What Jung and Pauli are attempting is to locate the psychic and physical gradients that unify the complimentary realities of archetypes and mathematics which are the strange attractors of human psychology, evolution, and culture. In the Jung quote the "non-psychic element of archetypes" refers to their cybernetic relationship with the phenomena of physics and the feedback loop between the physical world and our psychic apprehension of it.
Bourdieu demonstrates through developing notions of “habitus”, that our knowledge of the physical world is backgrounded by our embodiement in it and insists that we primarily encounter this world through enactive engagement which cuts across physical, vital, and metal boundaries. He distinguishes such multiple ways of enactive knowing, which are imperceptible to theoretical constructions and discursive language regimes, from the mechanisms of ratiocination.

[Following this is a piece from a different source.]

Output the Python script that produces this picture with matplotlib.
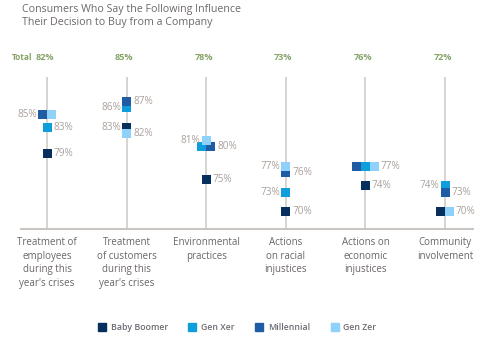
import numpy as np
import matplotlib
matplotlib.use("Agg")
import matplotlib.pyplot as plt
from matplotlib.lines import Line2D

plt.rcParams['font.family'] = ['Open Sans', 'DejaVu Sans']

# Survey results (percent)
categories = ["Treatment of\nemployees\nduring this\nyear's crises",
              "Treatment\nof customers\nduring this\nyear's crises",
              "Environmental\npractices",
              "Actions\non racial\ninjustices",
              "Actions on\neconomic\ninjustices",
              "Community\ninvolvement"]
totals = [82, 85, 78, 73, 76, 72]
series = ["Baby Boomer", "Gen Xer", "Millennial", "Gen Zer"]
baby_boomer = [79, 83, 75, 70, 74, 70]
gen_xer = [83, 86, 80, 73, 77, 74]
millennial = [85, 87, 80, 76, 77, 73]
gen_zer = [85, 82, 81, 77, 77, 70]
values = [baby_boomer, gen_xer, millennial, gen_zer]

colors = ["#062f5e", "#0d9edb", "#1f5ca3", "#8ed1fa"]

# horizontal shift of each square (in square widths) so equal values sit side by side
shifts = [[0, 0, -0.5, 0.5],
          [0, 0, 0, 0],
          [0, -0.5, 0.5, 0],
          [0, 0, 0, 0],
          [0, 0, -1, 1],
          [-0.5, 0, 0, 0.5]]
# where the value label goes: 'r' right, 'l' left, None no label
sides = [['r', 'r', 'l', None],
         ['l', 'l', 'r', 'r'],
         ['r', None, 'r', 'l'],
         ['r', 'l', 'r', 'l'],
         ['r', None, None, 'r'],
         [None, 'l', 'r', 'r']]

W, H = 483, 342
fig = plt.figure(figsize=(W / 100, H / 100), dpi=100)
ax = fig.add_axes([0, 0, 1, 1])
ax.set_xlim(-0.5905, 5.477)
ax.set_ylim(50, 102.615)
ax.axis("off")

sq_w = 9 / 79.6
sq_h = 9 / 6.5
x = np.arange(len(categories))

# stems and baseline
ax.vlines(x, 67.385, 90.77, color="#d6d0cc", lw=1.3, zorder=1)
ax.hlines(67.385, -0.339, 5.364, color="#cbc5c1", lw=1.5, zorder=1)

for j, name in enumerate(series):
    for i in range(len(categories)):
        v = values[j][i]
        cx = x[i] + shifts[i][j] * sq_w
        ax.bar(cx, sq_h, bottom=v - sq_h / 2, width=sq_w, color=colors[j],
               linewidth=0, zorder=2 + j)
        side = sides[i][j]
        if side is None:
            continue
        # put the label beyond the outermost square at that value
        same = [shifts[i][k] for k in range(len(series)) if values[k][i] == v]
        if side == 'r':
            ax.annotate("%d%%" % v, (x[i] + (max(same) + 0.5) * sq_w, v),
                        xytext=(1.4, 0), textcoords="offset points",
                        ha="left", va="center", fontsize=7.2, color="#a9a19c")
        else:
            ax.annotate("%d%%" % v, (x[i] + (min(same) - 0.5) * sq_w, v),
                        xytext=(-0.8, 0), textcoords="offset points",
                        ha="right", va="center", fontsize=7.2, color="#a9a19c")

# totals row
ax.text(-0.44, 93.74, "Total", ha="left", va="center", fontsize=6.0,
        color="#86a468", fontweight="bold")
for i, t in enumerate(totals):
    ax.text(x[i] - 0.03, 93.74, "%d%%" % t, ha="center", va="center",
            fontsize=6.6, color="#86a468", fontweight="bold")

for i, c in enumerate(categories):
    ax.text(x[i], 66.2, c, ha="center", va="top", fontsize=7,
            color="#6b6566", linespacing=1.36)

fig.text(22 / W, 1 - 4 / H,
         "Consumers Who Say the Following Influence\nTheir Decision to Buy from a Company",
         ha="left", va="top", fontsize=7.7, color="#6e6868", linespacing=1.25)

handles = [Line2D([], [], marker="s", ls="", color=colors[j], markersize=6)
           for j in range(len(series))]
fig.legend(handles, series, loc="center", bbox_to_anchor=(237 / W, 1 - 328 / H),
           ncol=4, frameon=False, fontsize=6.3, handletextpad=0.5,
           columnspacing=2.3, handlelength=1.0, labelcolor="#6d6a72",
           prop={"weight": "semibold", "size": 6.3})

fig.savefig("out.png", dpi=100, facecolor="white")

The articulation and transfer of knowledge between embodied and informational (theoretical) context therefore becomes problematic.
For their part Jung and Pauli erase the -“cut” - between the poles of psyche and physics and show that their relationship- before it crosses the threshold of consciousness - are complimentary polarities of a wider synchronicity comprising a unified field of consciousness, which can not be defined exclusively as either subjective or objective.
So what is commons to both Jung’s and Bourdieu’s accounts is the problem of the observer, and the attempt to straddle the Cartisian divide which separates object and observation, information and embodiment, through existentsional encounters which allow one to know the world through direct sensorial contact, through an interpenetration of psyche with physics, which need not be articulated consciously or formulated rationally to be effective.